### AVAILABLE DATA
☆ ☆ ☆ ☆

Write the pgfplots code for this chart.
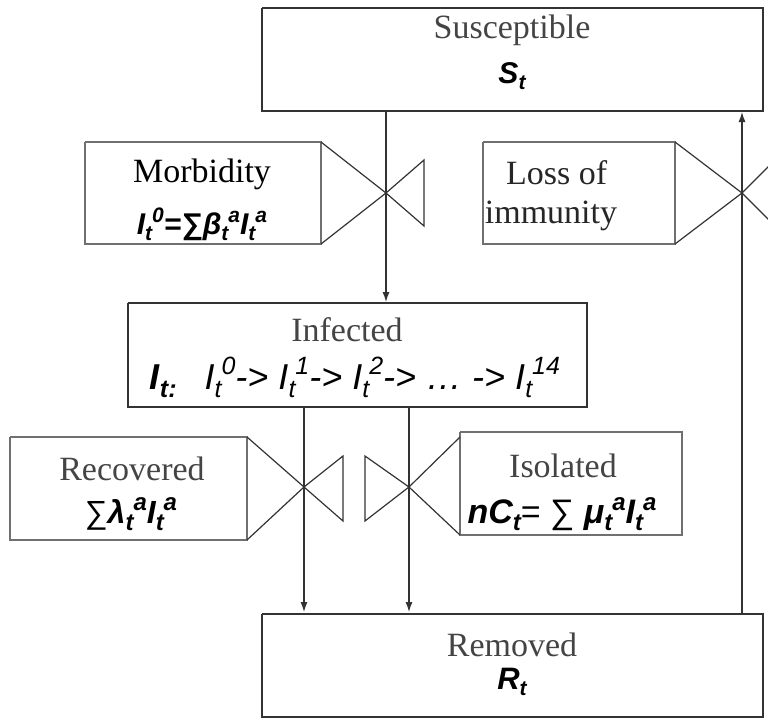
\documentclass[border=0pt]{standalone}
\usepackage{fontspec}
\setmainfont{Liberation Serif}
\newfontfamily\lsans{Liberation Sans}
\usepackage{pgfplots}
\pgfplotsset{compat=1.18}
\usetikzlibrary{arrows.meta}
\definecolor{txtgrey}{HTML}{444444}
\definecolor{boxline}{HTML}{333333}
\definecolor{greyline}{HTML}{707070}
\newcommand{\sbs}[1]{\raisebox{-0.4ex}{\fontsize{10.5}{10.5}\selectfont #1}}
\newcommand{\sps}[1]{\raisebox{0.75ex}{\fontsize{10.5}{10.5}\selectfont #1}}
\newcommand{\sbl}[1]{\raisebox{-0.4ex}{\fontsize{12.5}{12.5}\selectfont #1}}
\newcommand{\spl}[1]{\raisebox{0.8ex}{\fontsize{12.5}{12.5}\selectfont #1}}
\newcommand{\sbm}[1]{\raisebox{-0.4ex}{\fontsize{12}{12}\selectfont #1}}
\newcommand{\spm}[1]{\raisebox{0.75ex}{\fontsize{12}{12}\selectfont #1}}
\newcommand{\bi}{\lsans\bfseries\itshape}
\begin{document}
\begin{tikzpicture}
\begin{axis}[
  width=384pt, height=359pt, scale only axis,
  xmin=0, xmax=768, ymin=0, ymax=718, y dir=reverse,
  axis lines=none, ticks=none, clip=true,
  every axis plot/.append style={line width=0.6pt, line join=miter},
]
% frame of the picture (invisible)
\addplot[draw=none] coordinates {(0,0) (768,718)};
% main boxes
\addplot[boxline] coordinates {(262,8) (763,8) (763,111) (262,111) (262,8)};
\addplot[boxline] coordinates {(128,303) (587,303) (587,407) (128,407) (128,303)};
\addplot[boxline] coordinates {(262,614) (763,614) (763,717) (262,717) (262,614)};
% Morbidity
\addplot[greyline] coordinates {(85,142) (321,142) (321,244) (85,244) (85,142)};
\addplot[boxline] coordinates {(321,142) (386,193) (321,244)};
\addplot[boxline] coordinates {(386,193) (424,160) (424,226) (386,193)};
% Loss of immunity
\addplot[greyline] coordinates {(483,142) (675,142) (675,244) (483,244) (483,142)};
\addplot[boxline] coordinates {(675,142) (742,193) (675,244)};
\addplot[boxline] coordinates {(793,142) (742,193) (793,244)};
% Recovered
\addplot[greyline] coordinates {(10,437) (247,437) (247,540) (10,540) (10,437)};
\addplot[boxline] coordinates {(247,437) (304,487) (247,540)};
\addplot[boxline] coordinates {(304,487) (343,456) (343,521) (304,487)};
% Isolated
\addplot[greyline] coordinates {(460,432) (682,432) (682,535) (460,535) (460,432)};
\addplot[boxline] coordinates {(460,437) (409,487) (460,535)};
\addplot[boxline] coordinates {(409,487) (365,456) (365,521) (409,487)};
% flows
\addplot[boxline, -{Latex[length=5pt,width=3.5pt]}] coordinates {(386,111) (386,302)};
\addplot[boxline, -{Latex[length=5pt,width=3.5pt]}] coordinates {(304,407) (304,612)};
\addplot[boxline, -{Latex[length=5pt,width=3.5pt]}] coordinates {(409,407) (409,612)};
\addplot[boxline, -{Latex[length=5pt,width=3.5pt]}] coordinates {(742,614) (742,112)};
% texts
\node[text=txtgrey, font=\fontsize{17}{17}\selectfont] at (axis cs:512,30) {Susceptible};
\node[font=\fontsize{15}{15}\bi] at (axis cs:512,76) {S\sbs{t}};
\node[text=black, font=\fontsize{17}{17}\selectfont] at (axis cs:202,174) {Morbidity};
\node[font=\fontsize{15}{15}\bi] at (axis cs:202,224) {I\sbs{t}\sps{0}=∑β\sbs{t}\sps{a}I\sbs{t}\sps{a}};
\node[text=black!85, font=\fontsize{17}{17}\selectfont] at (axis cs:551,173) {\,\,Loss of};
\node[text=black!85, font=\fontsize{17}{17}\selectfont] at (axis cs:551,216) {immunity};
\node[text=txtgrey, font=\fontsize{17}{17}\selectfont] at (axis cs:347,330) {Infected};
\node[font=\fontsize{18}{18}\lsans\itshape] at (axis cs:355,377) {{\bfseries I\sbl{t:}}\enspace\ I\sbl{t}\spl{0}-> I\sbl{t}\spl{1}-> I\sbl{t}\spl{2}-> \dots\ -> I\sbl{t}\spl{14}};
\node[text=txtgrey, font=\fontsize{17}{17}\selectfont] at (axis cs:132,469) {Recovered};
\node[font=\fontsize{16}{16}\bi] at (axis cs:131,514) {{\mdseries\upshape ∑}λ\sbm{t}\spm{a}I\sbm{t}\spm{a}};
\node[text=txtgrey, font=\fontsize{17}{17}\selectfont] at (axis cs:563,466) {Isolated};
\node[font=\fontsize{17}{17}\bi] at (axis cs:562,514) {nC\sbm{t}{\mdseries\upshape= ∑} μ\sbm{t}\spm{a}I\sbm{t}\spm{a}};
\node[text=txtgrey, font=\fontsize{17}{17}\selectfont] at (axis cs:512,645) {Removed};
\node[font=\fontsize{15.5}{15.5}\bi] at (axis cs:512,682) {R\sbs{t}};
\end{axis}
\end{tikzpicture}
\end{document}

☆ ☆ ☆ ☆

### WORK TO DO
Give the data above again in full and unchanged, skipping the pictures.

### CORRECT ANSWER
Write the pgfplots code for this chart.
\documentclass[border=0pt]{standalone}
\usepackage{fontspec}
\setmainfont{Liberation Serif}
\newfontfamily\lsans{Liberation Sans}
\usepackage{pgfplots}
\pgfplotsset{compat=1.18}
\usetikzlibrary{arrows.meta}
\definecolor{txtgrey}{HTML}{444444}
\definecolor{boxline}{HTML}{333333}
\definecolor{greyline}{HTML}{707070}
\newcommand{\sbs}[1]{\raisebox{-0.4ex}{\fontsize{10.5}{10.5}\selectfont #1}}
\newcommand{\sps}[1]{\raisebox{0.75ex}{\fontsize{10.5}{10.5}\selectfont #1}}
\newcommand{\sbl}[1]{\raisebox{-0.4ex}{\fontsize{12.5}{12.5}\selectfont #1}}
\newcommand{\spl}[1]{\raisebox{0.8ex}{\fontsize{12.5}{12.5}\selectfont #1}}
\newcommand{\sbm}[1]{\raisebox{-0.4ex}{\fontsize{12}{12}\selectfont #1}}
\newcommand{\spm}[1]{\raisebox{0.75ex}{\fontsize{12}{12}\selectfont #1}}
\newcommand{\bi}{\lsans\bfseries\itshape}
\begin{document}
\begin{tikzpicture}
\begin{axis}[
  width=384pt, height=359pt, scale only axis,
  xmin=0, xmax=768, ymin=0, ymax=718, y dir=reverse,
  axis lines=none, ticks=none, clip=true,
  every axis plot/.append style={line width=0.6pt, line join=miter},
]
% frame of the picture (invisible)
\addplot[draw=none] coordinates {(0,0) (768,718)};
% main boxes
\addplot[boxline] coordinates {(262,8) (763,8) (763,111) (262,111) (262,8)};
\addplot[boxline] coordinates {(128,303) (587,303) (587,407) (128,407) (128,303)};
\addplot[boxline] coordinates {(262,614) (763,614) (763,717) (262,717) (262,614)};
% Morbidity
\addplot[greyline] coordinates {(85,142) (321,142) (321,244) (85,244) (85,142)};
\addplot[boxline] coordinates {(321,142) (386,193) (321,244)};
\addplot[boxline] coordinates {(386,193) (424,160) (424,226) (386,193)};
% Loss of immunity
\addplot[greyline] coordinates {(483,142) (675,142) (675,244) (483,244) (483,142)};
\addplot[boxline] coordinates {(675,142) (742,193) (675,244)};
\addplot[boxline] coordinates {(793,142) (742,193) (793,244)};
% Recovered
\addplot[greyline] coordinates {(10,437) (247,437) (247,540) (10,540) (10,437)};
\addplot[boxline] coordinates {(247,437) (304,487) (247,540)};
\addplot[boxline] coordinates {(304,487) (343,456) (343,521) (304,487)};
% Isolated
\addplot[greyline] coordinates {(460,432) (682,432) (682,535) (460,535) (460,432)};
\addplot[boxline] coordinates {(460,437) (409,487) (460,535)};
\addplot[boxline] coordinates {(409,487) (365,456) (365,521) (409,487)};
% flows
\addplot[boxline, -{Latex[length=5pt,width=3.5pt]}] coordinates {(386,111) (386,302)};
\addplot[boxline, -{Latex[length=5pt,width=3.5pt]}] coordinates {(304,407) (304,612)};
\addplot[boxline, -{Latex[length=5pt,width=3.5pt]}] coordinates {(409,407) (409,612)};
\addplot[boxline, -{Latex[length=5pt,width=3.5pt]}] coordinates {(742,614) (742,112)};
% texts
\node[text=txtgrey, font=\fontsize{17}{17}\selectfont] at (axis cs:512,30) {Susceptible};
\node[font=\fontsize{15}{15}\bi] at (axis cs:512,76) {S\sbs{t}};
\node[text=black, font=\fontsize{17}{17}\selectfont] at (axis cs:202,174) {Morbidity};
\node[font=\fontsize{15}{15}\bi] at (axis cs:202,224) {I\sbs{t}\sps{0}=∑β\sbs{t}\sps{a}I\sbs{t}\sps{a}};
\node[text=black!85, font=\fontsize{17}{17}\selectfont] at (axis cs:551,173) {\,\,Loss of};
\node[text=black!85, font=\fontsize{17}{17}\selectfont] at (axis cs:551,216) {immunity};
\node[text=txtgrey, font=\fontsize{17}{17}\selectfont] at (axis cs:347,330) {Infected};
\node[font=\fontsize{18}{18}\lsans\itshape] at (axis cs:355,377) {{\bfseries I\sbl{t:}}\enspace\ I\sbl{t}\spl{0}-> I\sbl{t}\spl{1}-> I\sbl{t}\spl{2}-> \dots\ -> I\sbl{t}\spl{14}};
\node[text=txtgrey, font=\fontsize{17}{17}\selectfont] at (axis cs:132,469) {Recovered};
\node[font=\fontsize{16}{16}\bi] at (axis cs:131,514) {{\mdseries\upshape ∑}λ\sbm{t}\spm{a}I\sbm{t}\spm{a}};
\node[text=txtgrey, font=\fontsize{17}{17}\selectfont] at (axis cs:563,466) {Isolated};
\node[font=\fontsize{17}{17}\bi] at (axis cs:562,514) {nC\sbm{t}{\mdseries\upshape= ∑} μ\sbm{t}\spm{a}I\sbm{t}\spm{a}};
\node[text=txtgrey, font=\fontsize{17}{17}\selectfont] at (axis cs:512,645) {Removed};
\node[font=\fontsize{15.5}{15.5}\bi] at (axis cs:512,682) {R\sbs{t}};
\end{axis}
\end{tikzpicture}
\end{document}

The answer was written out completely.